All this time, she doesn't let go of my hand. Finally, her grip slackens. She fights at the last minute, her body already asleep but straining forward at the shoulders. One nurse holds Anna down; the other restrains me. "It's just the way the medicine affects the body," she explains. "You can give her a kiss now."

So I do, through my mask. I whisper a thank-you, too. I walk out of the swinging door and peel off my paper hat and booties. I watch through the postage-stamp window as Anna is rolled to her side and an impossibly long needle is lifted from a sterile tray. Then I go upstairs to wait with Kate.

Brian sticks his head into Kate's room. "Sara," he says, exhausted, "Anna's asking for you."

But I cannot be in two places at one time. I hold the pink erne-sis basin up to Kate's mouth as she vomits again. Beside me, Donna helps lower Kate back onto her pillow. "I'm a little busy right now," I say.

"Anna's asking for you," Brian repeats, that's all. Donna looks from him to me. "We'll be fine till you get back," she promises, and after a moment, I nod.

Anna is on the pediatric floor, one that doesn't have the hermetically sealed rooms necessary for protective isolation. I hear her crying before I even enter the room. "Mommy," she sobs. "It hurts." I sit down on the side of the bed and fold her into my arms. "I know, sweetie."

"Can you stay here?"

I shake my head. "Kate's sick. I'm going to have to go back."

Anna pulls away. "But I'm in the hospital," she says. "I'm in the hospital!"

Over her head, I glance at Brian. "What are they giving her for pain?"

"Very little. The nurse said they don't like to overmedicate kids."

"That's ridiculous." When I stand, Anna whimpers and grabs for me. "Be right back, honey."

I accost the first nurse I can find. Unlike the staff in oncology, these RNs are unfamiliar. "She was given Tylenol an hour ago," the woman explains. "I know she's a little uncomfortable—"

"Roxicet. Tylenol with codeine. Naproxen. And if it's not on the doctor's orders call and ask whether it can be put on there."

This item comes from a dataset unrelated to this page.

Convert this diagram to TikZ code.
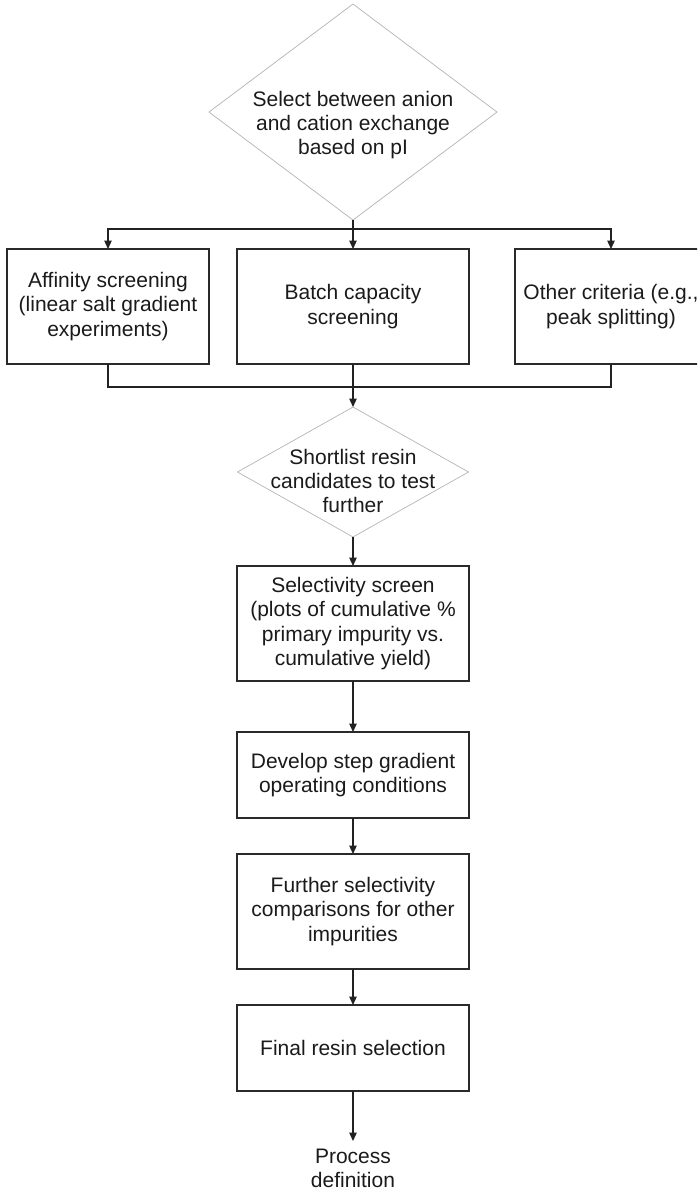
\documentclass[tikz,border=0pt]{standalone}
\usepackage{fontspec}
\setmainfont{Liberation Sans}
\usetikzlibrary{shapes.geometric,arrows.meta}
\definecolor{boxline}{HTML}{2A2A2A}
\definecolor{diamondline}{HTML}{B4B4B4}
\definecolor{linecol}{HTML}{222222}
\definecolor{textcol}{HTML}{1A1A1A}
\begin{document}
\begin{tikzpicture}[x=1pt,y=-1pt,
  every node/.style={outer sep=0pt},
  flowbox/.style={draw=boxline, line width=1.1pt, rectangle, align=center,
    font=\fontsize{21}{24.5}\selectfont, text=textcol, inner sep=2pt},
  decision/.style={draw=diamondline, line width=0.7pt, diamond, inner sep=0pt},
  txt/.style={align=center, font=\fontsize{21}{24}\selectfont, text=textcol, inner sep=0pt},
  conn/.style={draw=linecol, line width=1.2pt},
  arr/.style={conn, -{Triangle[length=8.5pt,width=7.5pt]}}]
\useasboundingbox (0,0) rectangle (697,1192);
\clip (0,0) rectangle (697,1192);

% first decision
\node[decision, minimum width=288pt, minimum height=216pt] (d1) at (353,112) {};
\node[txt, yshift=-13pt] (d1t) at (d1.center) {Select between anion\\and cation exchange\\based on pI};

% three screening boxes
\node[flowbox, minimum width=202pt, minimum height=115pt] (b1) at (108,306.5)
  {Affinity screening\\(linear salt gradient\\experiments)};
\node[flowbox, minimum width=232pt, minimum height=115pt] (b2) at (353,306.5)
  {Batch capacity\\screening};
\node[flowbox, minimum width=192pt, minimum height=115pt] (b3) at (611,306.5)
  {Other criteria (e.g.,\\peak splitting)};

% second decision
\node[decision, minimum width=231pt, minimum height=130pt] (d2) at (353,472) {};
\node[txt, yshift=-9pt] (d2t) at (d2.center) {Shortlist resin\\candidates to test\\further};

% main column
\node[flowbox, minimum width=232pt, minimum height=115pt] (b4) at (353,623.5)
  {Selectivity screen\\(plots of cumulative \%\\primary impurity vs.\\cumulative yield)};
\node[flowbox, minimum width=232pt, minimum height=86pt] (b5) at (353,775)
  {Develop step gradient\\operating conditions};
\node[flowbox, minimum width=232pt, minimum height=115pt] (b6) at (353,911.5)
  {Further selectivity\\comparisons for other\\impurities};
\node[flowbox, minimum width=232pt, minimum height=86pt] (b7) at (353,1048)
  {Final resin selection};
\node[txt, anchor=north, inner sep=8pt] (pd) at (353,1141) {Process\\definition};

% split to the three screens
\coordinate (split) at (353,229);
\draw[conn] (d1.south) -- (split);
\draw[arr] (split) -- (b2.north);
\draw[arr] (split) -| (b1.north);
\draw[arr] (split) -| (b3.north);

% merge back into the shortlist
\coordinate (join) at (353,387);
\draw[conn] (b1.south) |- (join) -| (b3.south);
\draw[arr] (b2.south) -- (d2.north);

% downstream chain
\draw[arr] (d2.south) -- (b4.north);
\draw[arr] (b4.south) -- (b5.north);
\draw[arr] (b5.south) -- (b6.north);
\draw[arr] (b6.south) -- (b7.north);
\draw[arr] (b7.south) -- (pd.north);
\end{tikzpicture}
\end{document}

The nurse bristles. "With all due respect, Mrs. Fitzgerald, I do this every day, and—"

"So do I ."

When I go back to Anna's room, I am carrying a pediatric dose of Roxicet, which will either relieve her aches or knock her out so that she no longer feels them. I walk in to find Brian's big hands fumbling a Lilliputian clasp on the back of a necklace, as he hangs a locket around Anna's neck. "I thought you deserved your own gift, since you were giving one to your sister," he says.